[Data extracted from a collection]
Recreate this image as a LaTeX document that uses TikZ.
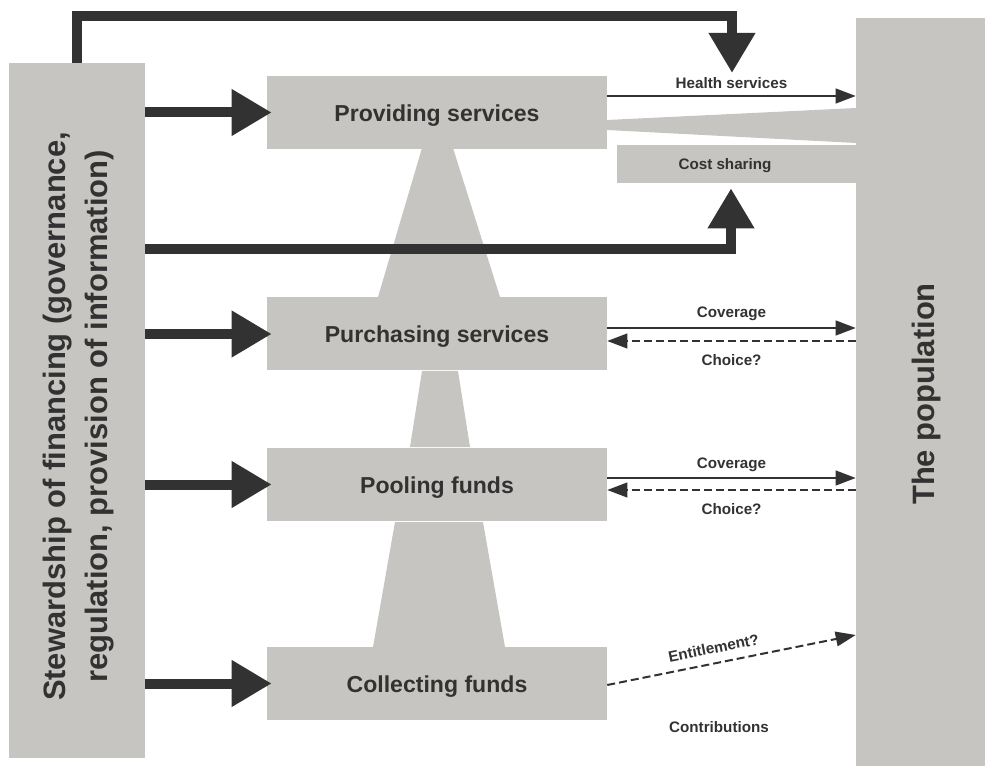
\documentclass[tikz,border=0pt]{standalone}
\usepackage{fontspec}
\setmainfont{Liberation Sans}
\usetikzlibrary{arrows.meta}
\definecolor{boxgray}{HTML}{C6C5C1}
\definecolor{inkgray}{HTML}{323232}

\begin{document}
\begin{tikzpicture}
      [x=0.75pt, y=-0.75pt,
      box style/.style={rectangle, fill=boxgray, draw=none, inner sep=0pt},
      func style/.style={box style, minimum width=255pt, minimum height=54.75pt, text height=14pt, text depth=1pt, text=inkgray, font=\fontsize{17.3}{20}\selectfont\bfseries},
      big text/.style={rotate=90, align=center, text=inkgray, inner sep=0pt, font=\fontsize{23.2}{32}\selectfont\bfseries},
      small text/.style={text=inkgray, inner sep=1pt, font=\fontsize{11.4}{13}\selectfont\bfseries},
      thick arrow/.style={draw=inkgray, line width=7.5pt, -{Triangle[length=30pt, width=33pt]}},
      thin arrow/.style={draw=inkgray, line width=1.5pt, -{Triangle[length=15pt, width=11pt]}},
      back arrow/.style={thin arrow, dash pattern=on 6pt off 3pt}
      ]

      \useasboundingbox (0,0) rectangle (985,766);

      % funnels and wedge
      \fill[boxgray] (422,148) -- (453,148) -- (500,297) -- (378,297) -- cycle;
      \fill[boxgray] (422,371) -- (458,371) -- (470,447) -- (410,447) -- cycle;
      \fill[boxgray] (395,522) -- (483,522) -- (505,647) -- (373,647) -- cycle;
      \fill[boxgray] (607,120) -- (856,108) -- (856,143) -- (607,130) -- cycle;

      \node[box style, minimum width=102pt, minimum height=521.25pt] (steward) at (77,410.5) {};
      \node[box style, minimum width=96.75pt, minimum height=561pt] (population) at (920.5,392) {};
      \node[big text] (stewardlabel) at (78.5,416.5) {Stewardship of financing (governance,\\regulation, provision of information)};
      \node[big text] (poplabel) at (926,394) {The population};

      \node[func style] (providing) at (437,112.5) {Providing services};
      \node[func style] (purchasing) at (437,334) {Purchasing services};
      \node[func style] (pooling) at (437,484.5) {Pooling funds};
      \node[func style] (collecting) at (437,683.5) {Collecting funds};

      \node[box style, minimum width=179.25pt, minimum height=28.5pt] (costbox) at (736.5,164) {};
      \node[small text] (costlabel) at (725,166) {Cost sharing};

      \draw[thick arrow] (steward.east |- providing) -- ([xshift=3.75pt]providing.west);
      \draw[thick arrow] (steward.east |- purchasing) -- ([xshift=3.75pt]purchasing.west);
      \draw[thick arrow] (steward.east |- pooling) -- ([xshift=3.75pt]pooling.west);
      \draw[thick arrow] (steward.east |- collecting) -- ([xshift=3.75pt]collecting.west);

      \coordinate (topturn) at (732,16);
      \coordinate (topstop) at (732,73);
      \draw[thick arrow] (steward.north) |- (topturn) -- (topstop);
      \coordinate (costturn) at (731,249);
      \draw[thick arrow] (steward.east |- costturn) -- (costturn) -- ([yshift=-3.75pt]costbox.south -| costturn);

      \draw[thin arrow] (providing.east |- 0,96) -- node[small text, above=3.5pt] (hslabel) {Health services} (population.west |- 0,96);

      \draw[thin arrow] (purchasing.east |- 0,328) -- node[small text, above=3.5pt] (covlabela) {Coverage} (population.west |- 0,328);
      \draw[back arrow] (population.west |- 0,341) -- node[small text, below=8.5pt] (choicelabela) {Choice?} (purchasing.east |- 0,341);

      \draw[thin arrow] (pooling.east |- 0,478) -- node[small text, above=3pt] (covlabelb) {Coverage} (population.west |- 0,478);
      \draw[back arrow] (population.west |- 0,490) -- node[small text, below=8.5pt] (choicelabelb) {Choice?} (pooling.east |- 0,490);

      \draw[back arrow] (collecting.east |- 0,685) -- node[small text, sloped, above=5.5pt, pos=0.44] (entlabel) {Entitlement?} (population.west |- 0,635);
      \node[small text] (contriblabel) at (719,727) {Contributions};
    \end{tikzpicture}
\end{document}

...

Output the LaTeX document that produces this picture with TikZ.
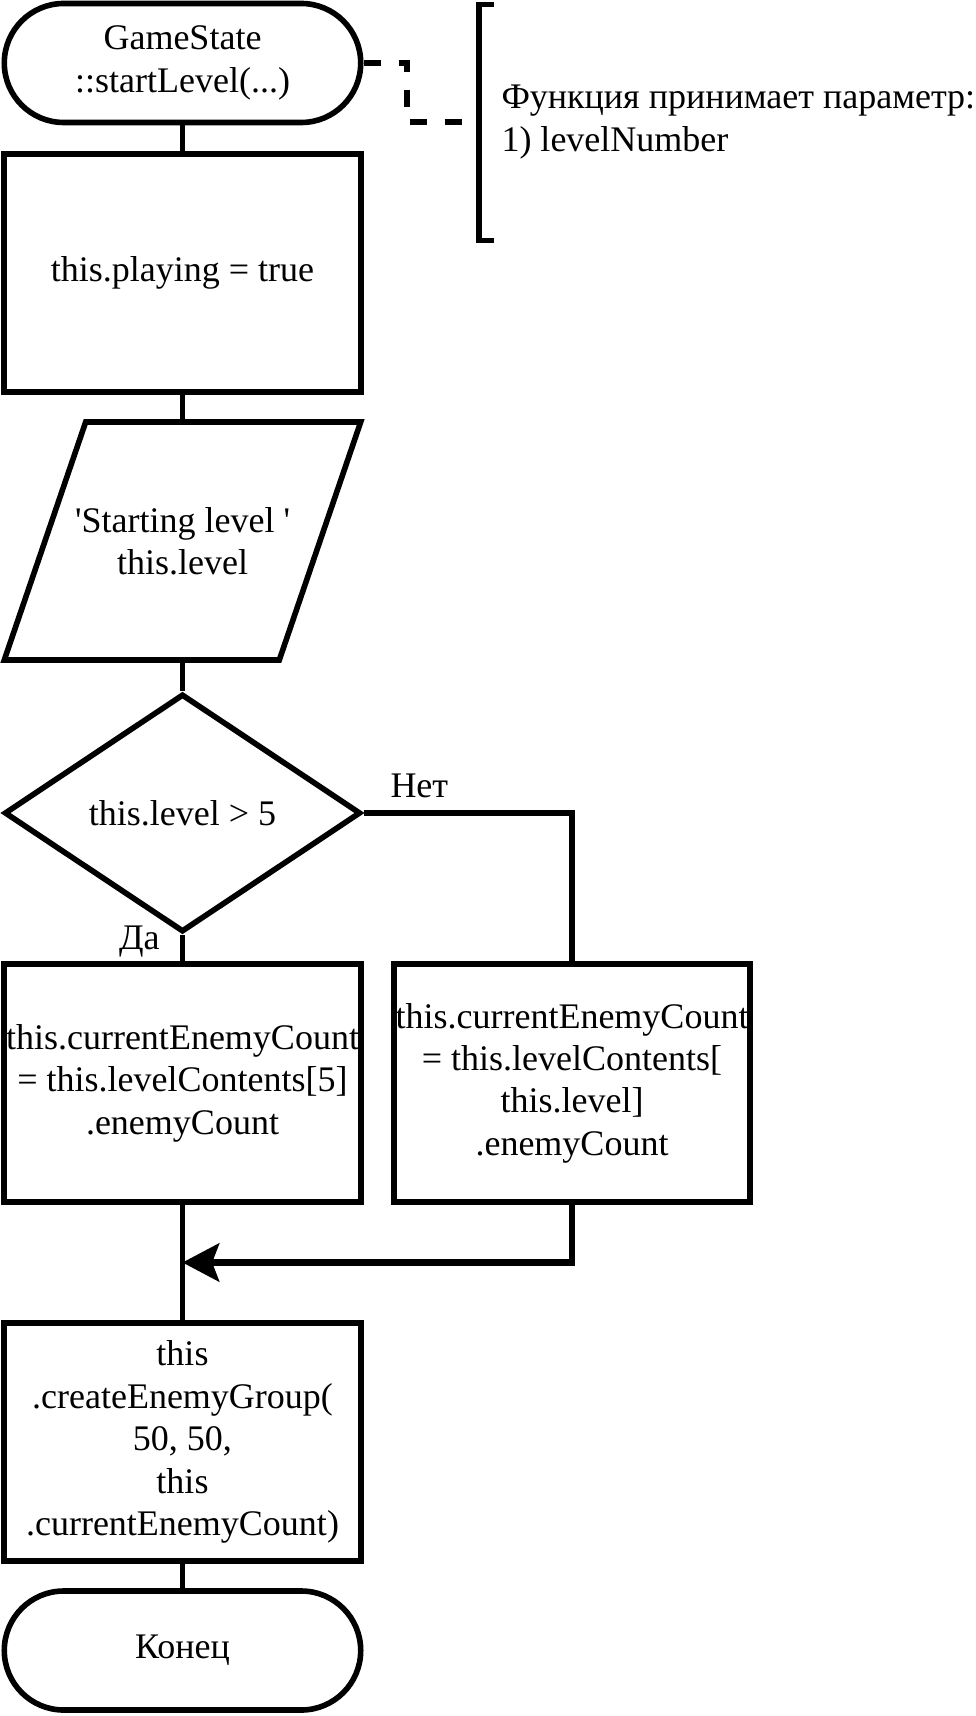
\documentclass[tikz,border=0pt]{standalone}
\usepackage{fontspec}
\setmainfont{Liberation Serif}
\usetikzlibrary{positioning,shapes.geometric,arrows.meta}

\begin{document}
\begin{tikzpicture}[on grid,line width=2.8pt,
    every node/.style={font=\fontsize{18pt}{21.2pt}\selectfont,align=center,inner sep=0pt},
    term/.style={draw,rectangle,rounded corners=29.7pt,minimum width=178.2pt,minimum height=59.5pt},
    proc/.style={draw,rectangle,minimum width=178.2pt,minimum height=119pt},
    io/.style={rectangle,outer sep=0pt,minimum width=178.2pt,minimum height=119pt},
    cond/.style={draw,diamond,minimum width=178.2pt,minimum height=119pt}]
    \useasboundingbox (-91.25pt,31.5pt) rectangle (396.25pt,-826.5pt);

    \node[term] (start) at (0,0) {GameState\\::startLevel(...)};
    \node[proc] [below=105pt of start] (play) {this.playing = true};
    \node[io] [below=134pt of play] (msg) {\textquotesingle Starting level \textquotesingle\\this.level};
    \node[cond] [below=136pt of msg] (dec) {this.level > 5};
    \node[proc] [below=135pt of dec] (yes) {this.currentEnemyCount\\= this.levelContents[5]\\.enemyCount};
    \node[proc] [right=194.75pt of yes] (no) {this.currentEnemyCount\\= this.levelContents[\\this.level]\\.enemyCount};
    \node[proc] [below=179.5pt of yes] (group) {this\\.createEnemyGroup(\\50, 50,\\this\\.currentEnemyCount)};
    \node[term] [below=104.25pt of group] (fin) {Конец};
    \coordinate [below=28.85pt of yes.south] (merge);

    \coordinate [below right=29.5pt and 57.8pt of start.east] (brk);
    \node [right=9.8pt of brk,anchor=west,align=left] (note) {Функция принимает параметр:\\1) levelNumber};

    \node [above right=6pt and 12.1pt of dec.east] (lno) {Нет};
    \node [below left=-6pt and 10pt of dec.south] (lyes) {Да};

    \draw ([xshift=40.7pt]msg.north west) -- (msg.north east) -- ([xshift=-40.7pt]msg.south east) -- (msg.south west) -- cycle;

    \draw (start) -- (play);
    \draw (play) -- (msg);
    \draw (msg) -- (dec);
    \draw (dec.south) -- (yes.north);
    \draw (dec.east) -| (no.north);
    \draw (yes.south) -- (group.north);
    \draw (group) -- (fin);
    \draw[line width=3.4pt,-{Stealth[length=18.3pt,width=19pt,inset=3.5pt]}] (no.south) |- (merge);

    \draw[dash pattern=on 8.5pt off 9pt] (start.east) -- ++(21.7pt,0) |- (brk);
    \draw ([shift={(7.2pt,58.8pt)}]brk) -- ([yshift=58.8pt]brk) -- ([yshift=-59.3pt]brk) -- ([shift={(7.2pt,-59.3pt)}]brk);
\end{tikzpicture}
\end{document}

TASK INSTRUCTIONS | Transcribe only the lines from the line holding "Output the LaTeX" through the line holding "(-91.25pt,31.5pt) rectangle (396.25pt,-826.5pt);", inclusive, without any of the pictures.

FINAL ANSWER |
Output the LaTeX document that produces this picture with TikZ.
\documentclass[tikz,border=0pt]{standalone}
\usepackage{fontspec}
\setmainfont{Liberation Serif}
\usetikzlibrary{positioning,shapes.geometric,arrows.meta}

\begin{document}
\begin{tikzpicture}[on grid,line width=2.8pt,
    every node/.style={font=\fontsize{18pt}{21.2pt}\selectfont,align=center,inner sep=0pt},
    term/.style={draw,rectangle,rounded corners=29.7pt,minimum width=178.2pt,minimum height=59.5pt},
    proc/.style={draw,rectangle,minimum width=178.2pt,minimum height=119pt},
    io/.style={rectangle,outer sep=0pt,minimum width=178.2pt,minimum height=119pt},
    cond/.style={draw,diamond,minimum width=178.2pt,minimum height=119pt}]
    \useasboundingbox (-91.25pt,31.5pt) rectangle (396.25pt,-826.5pt);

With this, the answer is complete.